Поэма Ласуриа была написана при жизни Евгения Александровича, но, думаю, он её не читал, поскольку не до абхазских воспоминаний было нашему борцу с “партийно-бюрократической системой”, защитнику украинских “руховцев” и другу грузинских уголовников. Он всю жизнь считал, что многие
поэты — его современники и вообще писатели — обязательно должны завидовать его таланту, его литературной судьбе, его славе. И меня он зачислял в ранг завистников.
Наивный человек. Как будто у людей нет других, более серьёзных причин для отторжения, нежели зависть! Ну, вспомнить бы ему, как много лет тому назад, когда мы были с ним на родине Яшина, между нами вдруг вспыхнуло пламя взаимной неприязни.
Мы сидели большой и шумной компанией московских и вологодских литераторов в гостинице городка Никольска — только что вернулись с родины Яшина из деревни Блудново и продолжили своё праздничное общение в двухэтажном деревянном доме, в большой комнате со скрипучими полами.
Стояло раннее лето, и в распахнутые окна ветерок, дующий с реки Юг, вносил в комнату сладкие запахи отцветающей черемухи. Настроение у всех было превосходное.
Но всё испортил мой тёзка — критик Станислав Лесневский. Он встал со стаканом в руке и предложил здравицу в честь “знаменитого, великого русского национального поэта Евгения Евтушенко”. Слова Лесневского покоробили всех — всё-таки Вологодчина — родина Николая Клюева, Александра Яшина, Николая Рубцова. Бестактно...
Взглянув на улыбающегося Евтушенко, принявшего как должное грубую экзальтированную лесть, я решил вернуть своего тёзку на грешную землю:
— Да, я готов выпить за знаменитого, может быть, даже за великого, но за русского национального — никогда. Ты уж извини меня, Женя.
— А кто же он такой, по-твоему, — сорвался на провокаторский визг Станислав Стефанович Лесневский. — Если не русский, то еврейский, что ли?
— Может быть, никакой, а может быть, и еврейский. Вам лучше знать, — ответил я.

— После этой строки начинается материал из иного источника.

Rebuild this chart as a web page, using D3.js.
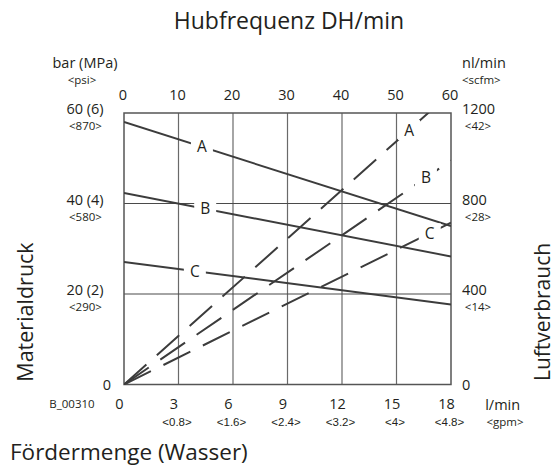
<!DOCTYPE html>
<html><head><meta charset="utf-8">
<script src="https://cdn.jsdelivr.net/npm/d3@7"></script>
<style>
body{margin:0;background:#fff;}
svg{display:block;font-family:"Open Sans",sans-serif;}
</style></head>
<body>
<svg id="c" width="555" height="468"></svg>
<script>
// ---- data ----
const strokeTicks = [0,10,20,30,40,50,60];           // Hubfrequenz DH/min (top)
const flowTicks = [0,3,6,9,12,15,18];                // l/min (bottom)
const flowSub = ["","<0.8>","<1.6>","<2.4>","<3.2>","<4>","<4.8>"]; // gpm
const pressTicks = [0,20,40,60];                     // bar
const pressLabels = ["0","20 (2)","40 (4)","60 (6)"];
const psiLabels = ["","<290>","<580>","<870>"];
const airTicks = [0,400,800,1200];                   // nl/min
const scfmLabels = ["","<14>","<28>","<42>"];
const seriesNames = ["A","B","C"];
// Materialdruck (bar) at 0 and 60 DH/min
const pressureAt0 = [58,42.3,27.1];
const pressureAt60 = [35,28.3,17.7];
// Luftverbrauch (nl/min) at 0 and 60 DH/min
const airAt0 = [0,0,0];
const airAt60 = [1290,990,715];
// label positions along lines (DH/min)
const pressLabelAt = [14.3,14.9,13.0];
const airLabelAt = [52.3,55.4,56.1];

const svg = d3.select("#c");
const TXT = "#231f20";
const SUB = 11.5;
const x = d3.scaleLinear().domain([0,60]).range([124,451]);
const xFlow = d3.scaleLinear().domain([0,18]).range([124,451]);
const yP = d3.scaleLinear().domain([0,60]).range([384.5,113]);
const yA = d3.scaleLinear().domain([0,1200]).range([384.5,113]);

svg.append("rect").attr("width",555).attr("height",468).attr("fill","#fff");

// grid
const g = svg.append("g");
g.selectAll(".vg").data(strokeTicks.slice(1,-1)).join("line")
  .attr("x1",d=>x(d)).attr("x2",d=>x(d)).attr("y1",yP(60)).attr("y2",yP(0))
  .attr("stroke","#6a6a6a").attr("stroke-width",1.2);
g.selectAll(".hg").data(pressTicks.slice(1,-1)).join("line")
  .attr("x1",x(0)).attr("x2",x(60)).attr("y1",d=>yP(d)).attr("y2",d=>yP(d))
  .attr("stroke","#4a4a4a").attr("stroke-width",1.2);
g.append("rect").attr("x",x(0)).attr("y",yP(60)).attr("width",x(60)-x(0)).attr("height",yP(0)-yP(60))
  .attr("fill","none").attr("stroke","#555").attr("stroke-width",1.5);

// clip
svg.append("clipPath").attr("id","clip").append("rect")
  .attr("x",x(0)).attr("y",yP(60)).attr("width",x(60)-x(0)).attr("height",yP(0)-yP(60));

const plot = svg.append("g").attr("clip-path","url(#clip)");
const lineP = d3.line().x(d=>x(d[0])).y(d=>yP(d[1]));
const lineA = d3.line().x(d=>x(d[0])).y(d=>yA(d[1]));

seriesNames.forEach((n,i)=>{
  plot.append("path").attr("d",lineP([[0,pressureAt0[i]],[60,pressureAt60[i]]]))
    .attr("stroke","#3c3c3c").attr("stroke-width",2).attr("fill","none");
  plot.append("path").attr("d",lineA([[0,airAt0[i]],[60,airAt60[i]]]))
    .attr("stroke","#3c3c3c").attr("stroke-width",2).attr("fill","none")
    .attr("stroke-dasharray","30,14");
});

// labels on lines
function lbl(px,py,t,w,h){
  svg.append("rect").attr("x",px-w/2).attr("y",py-h/2).attr("width",w).attr("height",h).attr("fill","#fff");
  svg.append("text").attr("x",px).attr("y",py+5.5).attr("text-anchor","middle")
    .attr("font-size",15.5).attr("fill",TXT).text(t);
}
seriesNames.forEach((n,i)=>{
  const d=pressLabelAt[i];
  const v=pressureAt0[i]+(pressureAt60[i]-pressureAt0[i])*d/60;
  lbl(x(d),yP(v),n,22,16);
  const d2=airLabelAt[i];
  const v2=airAt0[i]+(airAt60[i]-airAt0[i])*d2/60;
  lbl(x(d2),yA(v2),n,22,20);
});

// top axis
const topAx = svg.append("g").attr("transform",`translate(-1.5,${yP(60)-13})`)
  .call(d3.axisTop(x).tickValues(strokeTicks).tickSize(0).tickPadding(0).tickFormat(d3.format("d")));
topAx.select(".domain").remove();
topAx.selectAll("text").attr("font-size",14.5).attr("fill",TXT).attr("font-family","Open Sans");

// bottom axis
const botAx = svg.append("g").attr("transform",`translate(-5,${yP(0)+14})`)
  .call(d3.axisBottom(xFlow).tickValues(flowTicks).tickSize(0).tickPadding(0).tickFormat(d3.format("d")));
botAx.select(".domain").remove();
botAx.selectAll("text").attr("font-size",14.5).attr("fill",TXT).attr("font-family","Open Sans");
botAx.selectAll(".tick").append("text").attr("x",3).attr("y",27.5).attr("text-anchor","middle")
  .attr("font-size",SUB).attr("fill",TXT).text((d,i)=>flowSub[i]);
svg.append("text").attr("x",502.7).attr("y",409.5).attr("text-anchor","middle").attr("font-size",14.5).attr("fill",TXT).text("l/min");
svg.append("text").attr("x",505).attr("y",426).attr("text-anchor","middle").attr("font-size",SUB).attr("fill",TXT).text("<gpm>");
svg.append("text").attr("x",72).attr("y",408).attr("text-anchor","middle").attr("font-size",11.5).attr("fill",TXT).text("B_00310");

// left axis
const leftAx = svg.append("g");
pressTicks.forEach((v,i)=>{
  if(i===0){
    leftAx.append("text").attr("x",107).attr("y",yP(v)+5).attr("text-anchor","middle").attr("font-size",14.5).attr("fill",TXT).text(pressLabels[i]);
  } else {
    leftAx.append("text").attr("x",85).attr("y",yP(v)+1).attr("text-anchor","middle").attr("font-size",14.5).attr("fill",TXT).text(pressLabels[i]);
    leftAx.append("text").attr("x",85.5).attr("y",yP(v)+17).attr("text-anchor","middle").attr("font-size",SUB).attr("fill",TXT).text(psiLabels[i]);
  }
});
svg.append("text").attr("x",85).attr("y",68).attr("text-anchor","middle").attr("font-size",14.5).attr("fill",TXT).text("bar (MPa)");
svg.append("text").attr("x",82).attr("y",84).attr("text-anchor","middle").attr("font-size",SUB).attr("fill",TXT).text("<psi>");

// right axis
const rightAx = svg.append("g");
airTicks.forEach((v,i)=>{
  if(i===0){
    rightAx.append("text").attr("x",462).attr("y",yA(v)+5).attr("font-size",14.5).attr("fill",TXT).text("0");
  } else {
    rightAx.append("text").attr("x",462).attr("y",yA(v)+1).attr("font-size",14.5).attr("fill",TXT).text(airTicks[i]);
    rightAx.append("text").attr("x",478).attr("y",yA(v)+17).attr("text-anchor","middle").attr("font-size",SUB).attr("fill",TXT).text(scfmLabels[i]);
  }
});
svg.append("text").attr("x",462).attr("y",68).attr("font-size",14.5).attr("fill",TXT).text("nl/min");
svg.append("text").attr("x",462).attr("y",84).attr("font-size",SUB).attr("fill",TXT).text("<scfm>");

// titles
svg.append("text").attr("x",289).attr("y",29).attr("text-anchor","middle").attr("font-size",23).attr("fill",TXT).text("Hubfrequenz DH/min");
svg.append("text").attr("x",10).attr("y",460).attr("font-size",22.5).attr("fill",TXT).text("Fördermenge (Wasser)");
svg.append("text").attr("transform","translate(33,312) rotate(-90)").attr("text-anchor","middle").attr("font-size",21.5).attr("fill",TXT).text("Materialdruck");
svg.append("text").attr("transform","translate(550,312) rotate(-90)").attr("text-anchor","middle").attr("font-size",21).attr("fill",TXT).text("Luftverbrauch");
</script>
</body></html>
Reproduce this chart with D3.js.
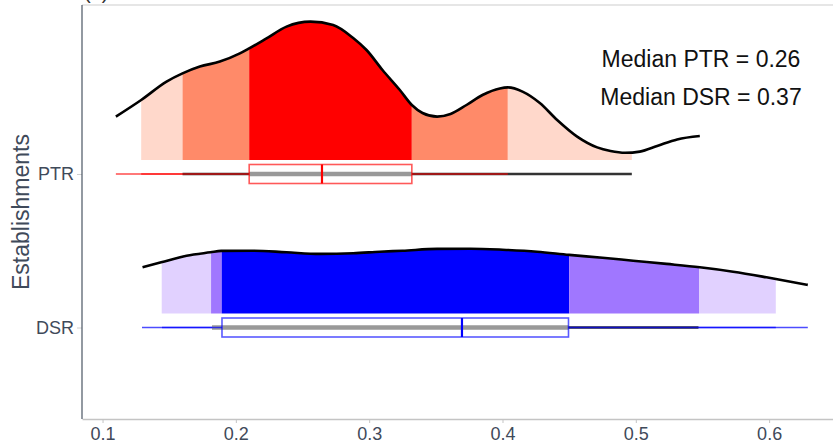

В состоянии истерики Лесневский выскочил из комнаты. Вслед за ним ушёл и великий поэт.
— Станислав! — с мягким упрёком обратился ко мне вологодский писатель Александр Грязев, — неудобно как-то. Может быть, позвать Лесневского обратно?
— Обойдётся! — отрезал я. — Ещё сам извиняться придёт...
Лесневского мы нашли лишь к вечеру, спящего тяжёлым похмельным сном в зарослях черёмухи на берегу реки. А по возвращении в Москву я вскоре получил от него письмо:
“Дорогой тёзка! Высоко ценя тебя как поэта, литератора и деятеля, я чувствую себя крайне виноватым перед тобой за свою невыдержанность в приснопамятный день. Прими, пожалуйста, мои искренние извинения. От души желаю тебе блага, здоровья и удачи во всем задуманном.
Твой Ст. Лесневский”.
***
Однако своеобразная человечность в Евгении Александровиче всегда жила. Вспоминаю рассказ Межирова, как они с Евтушенко мчались к Новодевичьему кладбищу откуда-то из-за города, чтобы успеть на похороны Хрущёва. Они опаздывали, за рулём был Е. Е., который так гнал машину, так боялся, что может не успеть к этому историческому событию, что ему стало плохо — он вдруг свернул на обочину и выскочил из машины. У него началась от перенапряжения рвота... Я думаю, что в основе всех превращений, случавшихся с ним, всё-таки лежат подлинные чувства, что осуждать его за “метаморфозы” — это всё равно, что осуждать хамелеона за то, что его тело меняет цвет, чтобы слиться с окружающей средой. Это даже не расчёт, а инстинкт.